Often synonyms shouldn't be used interchangeably. My professor's example was the word "stone." In a thesaurus, "stone" and "rock" are synonymous. But they aren't, really. How a word sounds matters. Sound changes meaning. "Stone" starts soft with the s and finishes soft with the n, which lingers. It's smooth and liquid. In contrast, rock starts rougher. The r sound comes from the back of the throat in a near growl. The word ends with the abrupt ck. It's jagged.
In the song "Temporary Like Achilles," the songwriter, Bob Dylan, suggests the difference, talking about his advances on a woman and her dismissive attitude toward him. When describing her, he uses the words "stone" and "rock" in contrast. Her heart might be stone or rock, but not both.
It's important to note that one isn't better than the other; rock isn't necessarily better than stone, nor is a stone better than a rock.
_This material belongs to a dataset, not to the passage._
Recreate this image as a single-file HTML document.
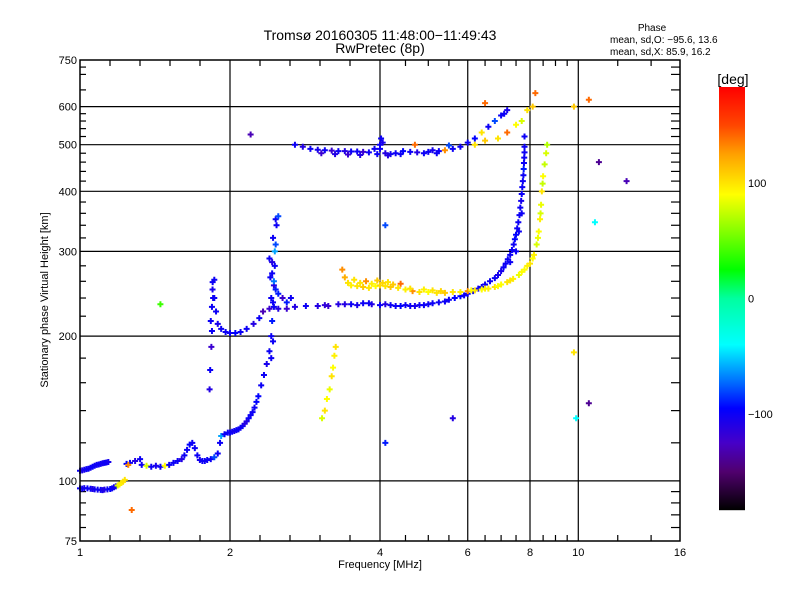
<!DOCTYPE html>
<html><head><meta charset="utf-8">
<style>
body{margin:0;background:#fff;}
svg{display:block;font-family:"Liberation Sans","DejaVu Sans",sans-serif;}
</style></head>
<body>
<svg id="chart" width="800" height="600" viewBox="0 0 800 600" xmlns="http://www.w3.org/2000/svg">
<rect width="800" height="600" fill="#fff"/>
<text x="380" y="40" text-anchor="middle" font-size="14">Tromsø 20160305 11:48:00−11:49:43</text>
<text x="380" y="53" text-anchor="middle" font-size="14">RwPretec (8p)</text>
<text x="652" y="31" text-anchor="middle" font-size="10">Phase</text>
<text x="610" y="43" font-size="10">mean, sd,O:  −95.6, 13.6</text>
<text x="610" y="55" font-size="10">mean, sd,X:   85.9, 16.2</text>
<g id="grid"></g>
<g id="ticks"></g>
<g id="marks"></g>
<rect x="80" y="60" width="600" height="481" fill="none" stroke="#000" stroke-width="1.5"/>
<text x="380" y="568" text-anchor="middle" font-size="11">Frequency [MHz]</text>
<text transform="translate(48,300) rotate(-90)" text-anchor="middle" font-size="11">Stationary phase Virtual Height [km]</text>
<g id="cbar"></g>
<text x="733" y="84" text-anchor="middle" font-size="14">[deg]</text>
</svg>
<script>
// ---------- data ----------
const xTickLabels = [1, 2, 4, 6, 8, 10, 16];
const yTickLabels = [75, 100, 200, 300, 400, 500, 600, 750];
const xGridValues = [2, 4, 6, 8, 10];
const yGridValues = [100, 200, 300, 400, 500, 600];
const colorbarLabels = [100, 0, -100];

// O-mode low E trace
const oLowFreq = [1.00,1.01,1.02,1.035,1.05,1.06,1.07,1.085,1.10,1.11,1.12,1.135,1.15,1.16,1.17,1.18,1.19,1.20,1.21,1.22,1.23];
const oLowHeight = [96.5,96.4,96.6,96.5,96.3,96.2,96.0,95.9,95.8,95.7,95.9,96.0,96.2,96.5,97.0,97.4,97.8,98.3,99.0,99.6,100.5];
const oLowPhase = [-100,-102,-105,-100,-98,-110,-102,-100,-100,-105,-110,-100,-95,-100,-100,-105,80,95,95,100,100];

// O-mode main trace E/F1 rising to ~2.48 MHz
const oMainFreq = [1.00,1.01,1.02,1.03,1.04,1.05,1.06,1.07,1.08,1.09,1.10,1.11,1.12,1.13,1.14,1.24,1.26,1.29,1.32,1.33,1.36,1.39,1.42,1.45,1.48,1.51,1.54,1.57,1.60,1.62,1.64,1.66,1.68,1.70,1.72,1.74,1.76,1.78,1.80,1.83,1.86,1.89,1.91,1.92,1.95,1.98,2.00,2.02,2.04,2.06,2.08,2.10,2.12,2.14,2.16,2.18,2.20,2.22,2.24,2.26,2.28,2.31,2.34,2.37,2.40,2.42,2.43,2.44,2.45,2.46,2.47,2.48,2.45,2.43,2.5,2.55,2.4,2.46,2.44,2.47,2.5,2.42,2.6,2.65,2.41,2.43,2.45,2.47,2.44,2.42];
const oMainHeight = [105,105.2,105.5,105.8,106,106.5,107,107.5,108,108.2,108.5,108.8,109,109.2,109.5,108.5,109,110,111,108,107.5,107,107.5,107,107.5,108,109,110,111,113,116,119,120,117,113,110.5,110,110,110.5,111,112,114,120,124,125,126,126,126.5,127,127.5,128,129,130,131.5,133,135,137,139,142,146,150,158,166,175,186,200,215,235,255,280,310,340,260,270,245,240,290,300,320,350,355,240,235,240,265,285,230,250,195,180];
const oMainPhase = [-100,-105,-105,-100,-100,-102,-98,-100,-102,-100,-100,-105,-100,-100,-105,-95,-100,-110,-100,-100,80,-100,-105,-100,90,-100,-100,-100,-110,-100,-100,-95,-100,-100,-100,-105,-100,-100,-100,-100,-80,-100,-100,-60,-100,-100,-100,-100,-105,-100,-100,-100,-100,-110,-110,-100,-100,-100,-100,-95,-95,-100,-100,-105,-100,-100,-90,-100,-110,-100,-80,-100,-70,-100,-90,-120,-100,-60,-100,-100,-80,-100,-90,-100,-100,-110,-100,-90,-100,-100];

// O-mode F cusp and F2 trace
const oF2Freq = [1.82,1.825,1.835,1.84,1.84,1.845,1.846,1.86,1.875,1.89,1.92,1.96,2.0,2.05,2.1,2.16,2.23,2.29,2.33,2.4,2.5,2.6,2.7,2.84,3.0,3.15,3.3,3.5,3.7,3.85,4.0,4.2,4.4,4.6,4.8,5.0,5.25,5.5,5.8,6.0,6.3,6.5,6.8,7.0,7.15,7.3,7.42,7.5,7.58,7.65,7.7,7.74,7.77,7.79,7.8,7.8,1.86,3.1,3.4,3.6,3.8,4.1,4.3,4.5,4.7,4.9,5.1,5.4,5.65,5.9,6.15,6.4,6.65,6.9,7.08,7.22,7.36,7.46,7.54,7.62,7.68,7.72,7.76,7.78,7.8,7.3,7.5,7.6,7.7,1.83,1.85];
const oF2Height = [155,170,190,205,230,250,259,240,225,212,207,204,203,203,204,207,212,218,225,228,228,228,230,231,231,231,233,233,234,233,232,232,231,231,232,233,235,238,242,245,251,256,264,273,283,295,310,325,345,370,395,420,445,470,495,520,262,232,233,232,234,233,231,232,231,232,234,236,240,243,248,253,260,268,278,289,302,318,335,357,382,408,432,458,482,285,300,330,360,215,240];
const oF2Phase = [-110,-100,-120,-100,-100,-105,-100,-100,-100,-105,-100,-100,-100,-95,-100,-100,-110,-100,-130,-120,-110,-120,-110,-100,-110,-120,-110,-100,-100,-110,-100,-100,-95,-100,-100,-100,-100,-100,-95,-100,-100,-100,-100,-105,-100,-100,-100,-95,-100,-100,-100,-100,-90,-100,-100,-100,-100,-115,-110,-105,-100,-110,-100,-100,-105,-100,-100,-100,-95,-100,-100,-100,-100,-105,-100,-100,-100,-95,-100,-100,-105,-100,-100,-100,-100,-100,-100,-100,-100,-100,-100];

// X-mode trace (yellow)
const xModeFreq = [3.36,3.4,3.45,3.5,3.6,3.7,3.8,3.92,4.0,4.1,4.2,4.35,4.5,4.65,4.8,5.0,5.2,5.4,5.6,5.8,6.0,6.2,6.4,6.6,6.8,7.0,7.2,7.4,7.6,7.8,8.0,8.15,8.25,8.33,8.38,8.42,8.45,8.5,8.56,8.62,8.66,3.55,3.75,3.95,4.15,4.4,3.65,3.85,4.05,4.25,4.6,4.9,5.1,5.3,6.1,6.5,6.9,7.3,7.7,7.9,8.1,8.3,8.4,8.48];
const xModeHeight = [275,265,258,255,254,253,252,254,255,254,253,252,250,248,247,247,246,246,247,247,248,249,250,251,253,256,259,263,268,275,283,295,310,330,350,375,400,430,455,480,500,262,260,261,259,257,258,257,258,256,251,250,249,248,249,251,254,261,272,280,290,320,360,415];
const xModePhase = [130,120,100,95,100,110,100,90,105,100,110,100,95,130,100,90,100,110,100,95,130,100,90,95,100,90,100,95,85,90,100,95,80,90,95,85,100,90,75,80,70,100,130,110,100,140,100,95,105,110,100,95,100,105,90,95,90,100,90,95,90,85,80,75];

// F2 upper trace (~480-600 km)
const f2UpFreq = [2.7,2.8,2.9,3.0,3.1,3.2,3.3,3.4,3.5,3.6,3.7,3.8,3.9,4.0,4.05,4.1,4.2,4.3,4.45,4.6,4.75,4.9,5.0,5.1,5.25,5.4,5.6,5.8,6.0,6.2,6.4,6.6,6.8,7.0,7.1,7.2,6.2,6.5,6.9,7.2,7.5,7.7,7.9,8.1,3.05,3.25,3.45,3.65,3.95,4.0,4.02,4.15,4.4,4.7,5.2,5.5];
const f2UpHeight = [500,495,490,488,487,486,485,485,484,484,483,482,490,500,505,480,478,480,485,483,482,480,483,487,485,487,490,495,505,515,530,545,560,575,580,590,500,510,515,530,550,560,590,600,480,478,477,476,478,490,515,475,478,500,480,498];
const f2UpPhase = [-100,-110,-100,-105,-100,-120,-100,-110,-100,-100,-120,-100,-100,-100,-105,-110,-100,-100,-95,-100,-110,-100,-100,-105,-100,130,-100,-100,-100,-95,100,-100,-80,-100,-100,-105,100,110,100,140,90,80,100,110,-120,-110,-120,-110,-100,-100,-100,-110,-100,140,-100,-80];

// Short X trace near 3.2 MHz
const xShortFreq = [3.26,3.24,3.22,3.2,3.17,3.13,3.1,3.06];
const xShortHeight = [190,182,172,165,155,148,140,135];
const xShortPhase = [100,95,90,100,85,90,100,80];

// Isolated points
const scatFreq = [1.27,1.45,2.2,4.1,5.6,9.9,10.5,9.8,11.0,12.5,10.8,10.5,9.8,8.2,6.5,4.1,1.25];
const scatHeight = [87,233,525,120,135,135,145,185,460,420,345,620,600,640,610,340,108];
const scatPhase = [140,40,-130,-90,-110,-40,-140,100,-140,-130,-40,140,110,140,140,-80,130];

// ---------- scales ----------
const X0 = 80, X1 = 680, Y0 = 60, Y1 = 541;
function xScale(f){ return X0 + (X1 - X0) * Math.log2(f) / 4; }
function yScale(h){ return Y1 - (Y1 - Y0) * Math.log10(h / 75); }
const CB_TOP = 87, CB_BOT = 510, CB_MIN = -183, CB_MAX = 183;
function cbScale(v){ return CB_BOT - (v - CB_MIN) / (CB_MAX - CB_MIN) * (CB_BOT - CB_TOP); }

const stops = [[-183,[0,0,0]],[-150,[80,0,110]],[-125,[70,0,200]],[-95,[0,0,255]],[-70,[0,120,255]],[-40,[0,255,255]],[0,[0,255,160]],[25,[0,255,0]],[60,[140,255,0]],[90,[255,255,0]],[125,[255,160,0]],[150,[255,70,0]],[183,[255,0,0]]];
function color(v){
  for(let i=0;i<stops.length-1;i++){
    const a=stops[i], b=stops[i+1];
    if(v<=b[0]){ const t=Math.max(0,(v-a[0])/(b[0]-a[0]));
      const c=a[1].map((x,k)=>Math.round(x+(b[1][k]-x)*t)); return `rgb(${c[0]},${c[1]},${c[2]})`; }
  }
  return 'rgb(255,0,0)';
}

const NS = 'http://www.w3.org/2000/svg';
function mk(tag, attrs, parent){ const e=document.createElementNS(NS,tag); for(const k in attrs) e.setAttribute(k,attrs[k]); parent.appendChild(e); return e; }

const grid = document.getElementById('grid');
xGridValues.forEach(v=>{
  const l = mk('line',{x1:xScale(v),x2:xScale(v),y1:Y0,y2:Y1,stroke:'#000','stroke-width':1.2},grid);
  
  
});
yGridValues.forEach(v=>{
  const l = mk('line',{x1:X0,x2:X1,y1:yScale(v),y2:yScale(v),stroke:'#000','stroke-width':1.2},grid);
  
  
});

const ticks = document.getElementById('ticks');
let xMinorPx = [];
[[1,2],[2,4]].forEach(([a,b])=>{ for(let i=1;i<5;i++) xMinorPx.push(xScale(a)+(xScale(b)-xScale(a))*i/5); });
[4.5,5,5.5,6.5,7,7.5,8.5,9,9.5,12,14].forEach(v=>xMinorPx.push(xScale(v)));
xMinorPx.forEach(px=>{
  const t1 = mk('line',{x1:px,x2:px,y1:Y1,y2:Y1-6,stroke:'#000','stroke-width':1.2},ticks);
  
  
  const t2 = mk('line',{x1:px,x2:px,y1:Y0,y2:Y0+6,stroke:'#000','stroke-width':1.2},ticks);
  
  
});
const yMinorVals = [80,85,90,95,120,140,160,180,220,240,260,280,320,340,360,380,420,440,460,480,520,540,560,580,650,700,725];
yMinorVals.forEach(v=>{
  const py=yScale(v);
  const t1 = mk('line',{x1:X0,x2:X0+6,y1:py,y2:py,stroke:'#000','stroke-width':1.2},ticks);
  
  
  const t2 = mk('line',{x1:X1,x2:X1-9,y1:py,y2:py,stroke:'#000','stroke-width':1.2},ticks);
  
  
});
xTickLabels.forEach(v=>{
  const t = mk('text',{x:xScale(v),y:Y1+15,'text-anchor':'middle','font-size':11},ticks);
  t.textContent = v;
  
  
});
yTickLabels.forEach(v=>{
  const t = mk('text',{x:X0-3,y:yScale(v)+4,'text-anchor':'end','font-size':11},ticks);
  t.textContent = v;
  
  
});

const marks = document.getElementById('marks');
function plotSeries(fs, hs, ps, name){
  for(let i=0;i<fs.length;i++){
    const x=xScale(fs[i]), y=yScale(hs[i]);
    const p = mk('path',{d:`M${x-3} ${y}h6M${x} ${y-3}v6`,stroke:color(ps[i]),'stroke-width':2,fill:'none'},marks);
    
    
  }
}
plotSeries(oLowFreq,oLowHeight,oLowPhase,'o-low-echo');
plotSeries(oMainFreq,oMainHeight,oMainPhase,'o-main-echo');
plotSeries(oF2Freq,oF2Height,oF2Phase,'o-f2-echo');
plotSeries(xModeFreq,xModeHeight,xModePhase,'x-mode-echo');
plotSeries(f2UpFreq,f2UpHeight,f2UpPhase,'f2-upper-echo');
plotSeries(xShortFreq,xShortHeight,xShortPhase,'x-short-echo');
plotSeries(scatFreq,scatHeight,scatPhase,'scatter-echo');

const cbar = document.getElementById('cbar');
for(let y=CB_TOP;y<CB_BOT;y++){
  const v = CB_MIN + (CB_BOT - y - 0.5)/(CB_BOT-CB_TOP)*(CB_MAX-CB_MIN);
  const r = mk('rect',{x:719,y:y,width:26,height:1.2,fill:color(v)},cbar);
  
  
}
colorbarLabels.forEach(v=>{
  const t = mk('text',{x:748,y:cbScale(v)+4,'font-size':11},cbar);
  t.textContent = v === -100 ? '−100' : v;
  
  
});
</script>
</body></html>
It's the difference that you want to acknowledge. The difference is connotation.
Sound matters in made-up words, too. For example, Esso spent millions of dollars to become Exxon. Due to a complex legal situation, the company was able to use Esso in some markets, Enco in others, and Humble in others. This caused practical business problems and general brand confusion. Esso changed its name because it was a business necessity. But it changed it to Exxon because it sounds stronger and more authoritative. In essence, it changed from stone to rock.